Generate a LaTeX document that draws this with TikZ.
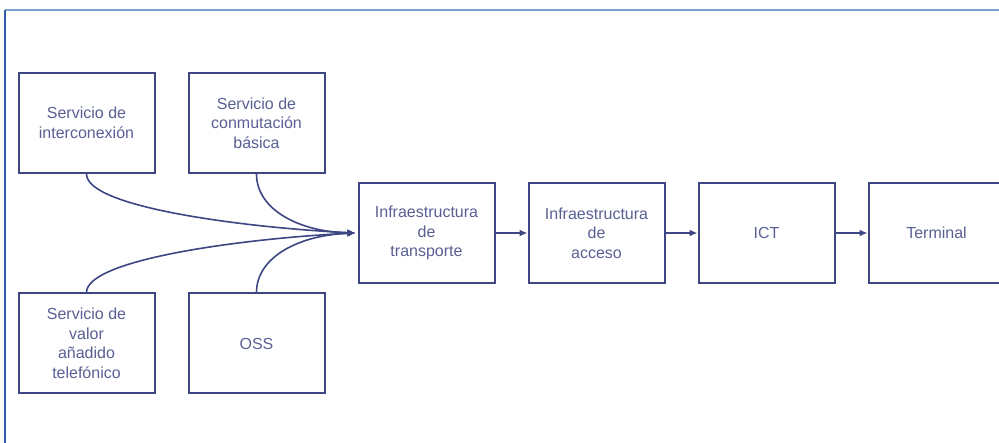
\documentclass[tikz,border=0pt]{standalone}
\usepackage{fontspec}
\setmainfont{Liberation Sans}
\usetikzlibrary{arrows.meta}
\definecolor{boxline}{HTML}{3D4683}
\definecolor{boxtext}{HTML}{5A6094}
\definecolor{frameleft}{HTML}{2F5DAA}
\definecolor{frametop}{HTML}{7FA3CF}
\begin{document}
\begin{tikzpicture}[x=1pt,y=-1pt,
  blk/.style={draw=boxline, line width=2pt, fill=white, minimum width=136pt, minimum height=100pt,
    inner sep=0pt, align=center, text=boxtext, font=\fontsize{16}{19.5}\selectfont},
  link/.style={draw=boxline, line width=1.8pt, -{Latex[length=8pt,width=7pt]}},
  flow/.style={draw=boxline, line width=1.6pt, -{Latex[length=8pt,width=7pt]}}]
\useasboundingbox (0,0) rectangle (999,443);
% frame
\draw[frametop, line width=2pt] (5,10) -- (1005,10);
\draw[frameleft, line width=2pt] (5,10) -- (5,450);
% service boxes
\node[blk] (inter) at (86.5,123) {Servicio de\\interconexión};
\node[blk] (conm) at (256.5,123) {Servicio de\\conmutación\\básica};
\node[blk] (valor) at (86.5,343.5) {Servicio de\\valor\\añadido\\telefónico};
\node[blk] (oss) at (256.5,343.5) {OSS};
% chain
\node[blk] (transp) at (426.5,233) {Infraestructura\\de\\transporte};
\node[blk] (acceso) at (596.5,233) {Infraestructura\\de\\acceso};
\node[blk] (ict) at (766.5,233) {ICT};
\node[blk] (term) at (936.5,233) {Terminal};
\coordinate (hub) at ([xshift=-2pt]transp.west);
% converging curves
\draw[flow] (inter.south) .. controls ([yshift=-34pt]inter.south) and (250,228) .. (hub);
\draw[flow] (conm.south) .. controls ([yshift=-36pt]conm.south) and (300,232) .. (hub);
\draw[flow] (valor.north) .. controls ([yshift=34pt]valor.north) and (250,238) .. (hub);
\draw[flow] (oss.north) .. controls ([yshift=36pt]oss.north) and (300,235) .. (hub);
% chain arrows
\draw[link] (transp.east) -- (acceso.west);
\draw[link] (acceso.east) -- (ict.west);
\draw[link] (ict.east) -- (term.west);
\end{tikzpicture}
\end{document}
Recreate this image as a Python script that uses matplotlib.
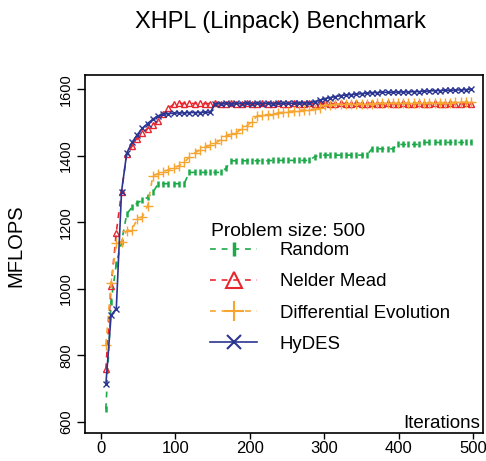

########################################

Exercise goal
Images do not belong in the copy; reproduce all other parts of the records above verbatim.

Worked solution
Generate a LaTeX document that draws this with TikZ.
\documentclass[tikz,border=0pt]{standalone}
\usepackage{fontspec}
\setmainfont{Liberation Sans}
\usetikzlibrary{arrows.meta}
\definecolor{boxline}{HTML}{3D4683}
\definecolor{boxtext}{HTML}{5A6094}
\definecolor{frameleft}{HTML}{2F5DAA}
\definecolor{frametop}{HTML}{7FA3CF}
\begin{document}
\begin{tikzpicture}[x=1pt,y=-1pt,
  blk/.style={draw=boxline, line width=2pt, fill=white, minimum width=136pt, minimum height=100pt,
    inner sep=0pt, align=center, text=boxtext, font=\fontsize{16}{19.5}\selectfont},
  link/.style={draw=boxline, line width=1.8pt, -{Latex[length=8pt,width=7pt]}},
  flow/.style={draw=boxline, line width=1.6pt, -{Latex[length=8pt,width=7pt]}}]
\useasboundingbox (0,0) rectangle (999,443);
% frame
\draw[frametop, line width=2pt] (5,10) -- (1005,10);
\draw[frameleft, line width=2pt] (5,10) -- (5,450);
% service boxes
\node[blk] (inter) at (86.5,123) {Servicio de\\interconexión};
\node[blk] (conm) at (256.5,123) {Servicio de\\conmutación\\básica};
\node[blk] (valor) at (86.5,343.5) {Servicio de\\valor\\añadido\\telefónico};
\node[blk] (oss) at (256.5,343.5) {OSS};
% chain
\node[blk] (transp) at (426.5,233) {Infraestructura\\de\\transporte};
\node[blk] (acceso) at (596.5,233) {Infraestructura\\de\\acceso};
\node[blk] (ict) at (766.5,233) {ICT};
\node[blk] (term) at (936.5,233) {Terminal};
\coordinate (hub) at ([xshift=-2pt]transp.west);
% converging curves
\draw[flow] (inter.south) .. controls ([yshift=-34pt]inter.south) and (250,228) .. (hub);
\draw[flow] (conm.south) .. controls ([yshift=-36pt]conm.south) and (300,232) .. (hub);
\draw[flow] (valor.north) .. controls ([yshift=34pt]valor.north) and (250,238) .. (hub);
\draw[flow] (oss.north) .. controls ([yshift=36pt]oss.north) and (300,235) .. (hub);
% chain arrows
\draw[link] (transp.east) -- (acceso.west);
\draw[link] (acceso.east) -- (ict.west);
\draw[link] (ict.east) -- (term.west);
\end{tikzpicture}
\end{document}
Recreate this image as a Python script that uses matplotlib.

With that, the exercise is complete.